Published on
October 14, 2025

Butterfly theft felt decades later by Museum

An unlikely and long-forgotten theft of hundreds of precious butterflies by a ‘gentleman adventurer’ is still being felt by the South Australian Museum almost 80 years later.

The butterflies went missing from the Museum early in 1947 and were eventually found in far-away England, in the Surry home of mountaineer and amateur naturalist Colin Wyatt.

When police raided the home, they found tens of thousands of butterflies including 3,000 stolen from museums in Sydney, Melbourne and Adelaide. Others had been taken from institutions in the US and Europe.

The thefts and subsequent detective story are the subject of a new book The Butterfly Thief by Adelaide author Walter Marsh.

Most of the 600 butterflies stolen from Adelaide, including scientifically precious holotypes that provide the crucial taxonomic reference points for newly described species, were eventually returned.

The Kakadu Swordtail, one of the recovered butterflies showing its yellow label alerting scientists it had been stolen and, right, Colin Wyatt

But as South Australian Museum entomologist Ben Parslow said, each will carry a scientific stigma associated with the theft.

Dr Parslow (pictured top left) is Collection Manager for Terrestrial Invertebrates at the Museum.

“Every stolen butterfly is now under question because Wyatt tampered with them so much,” Dr Parslow said. “But I guess it’s also now part of their history.
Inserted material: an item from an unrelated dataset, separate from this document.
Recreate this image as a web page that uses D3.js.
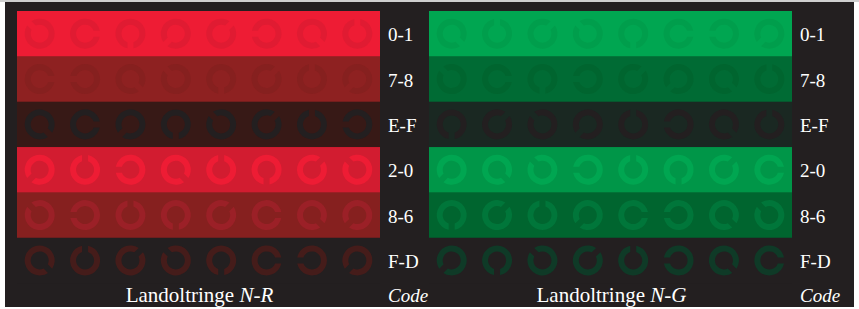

“Some of the butterflies got mixed up, and there is now some material that we’re not sure where it is. And researchers now have to be careful when studying the material.”

Wyatt eventually pleaded guilty in court and was fined £100. He died in a plane crash in 1975 while on an expedition to Guatemala.

Newspaper clippings of the Colin Wyatt case

After the butterflies were returned to Australia, museum curators had to spend years sorting through the butterflies to make sure they were correctly labelled and returned to the right museums.

One of the holotypes in Sydney, initially believed untouched by the scam, was infamously found to be a painted forgery to hide the theft.

Nowadays the South Australian butterflies have been returned to their rightful locations among the many thousands in the Museum’s collection.

Each has a yellow label, “Passed through C.W. Wyatt Theft Coll. 1946-1947”, to warn researchers and collection managers that everything may not be as it seems.

At least one precious Type – the male Bright Forest-blue (Pseudodipsas cephenes Hewitson) didn’t make it back.

Stuck to its vacant pin next to the female specimen, is a tiny handwritten label that says “not returned”.

Missing male … where the unreturned Bright Forest-blue (Pseudodipsascephenes Hewitson) specimen should be

In a sign of the times it appears Wyatt, who was known to be a gentleman and a naturalist, was allowed to roam unfettered through the Museum’s collection on a visit to Australia. There was no official record of his visit to Adelaide.

An unlocked door led to the suspicion that Wyatt hid inside the museum overnight, and let himself out after several hours of meticulous butterfly ‘collection’.

Dr Parslow said he could not understand Wyatt’s motivations. “To me it’s crazy,” he said. “You are stealing scientific types for a personal collection.

“The scientific value is huge but you can’t show them to anyone – everyone will know they’re stolen.”

Shastra Henry (pictured top right), who is also a Collection Manager of Terrestrial Invertebrates at the Museum, said the theft was akin to stealing a precious and famous artwork.

She noted that Wyatt argued in his defence that the breakdown of his marriage had created mental health problems.

“I can see where the mania comes from,” she said of Wyatt’s hoarding. “He (Wyatt) would be thinking ‘nobody cares about them as much as I do … they’re mine’.

“Pinned and preserved insect specimens can last for hundreds of years if they’re handled carefully.

“The South Australian Museum has specimens collected in 1858 – 167 years ago. The oldest known insect specimen happens to be a butterfly in England which is currently 322 years old.

“So. the legacy of the C. W. Wyatt Theft Collection will be as enduring as his beloved butterflies, for many decades to come.”

And so will some of the mysteries.

“To be honest, I was surprised how many butterflies were stolen,” Dr Parslow said. “How he managed to get them out of the Museum?”

Dr Henry agreed.

“You can’t put a thousand butterflies in your pocket!” she said.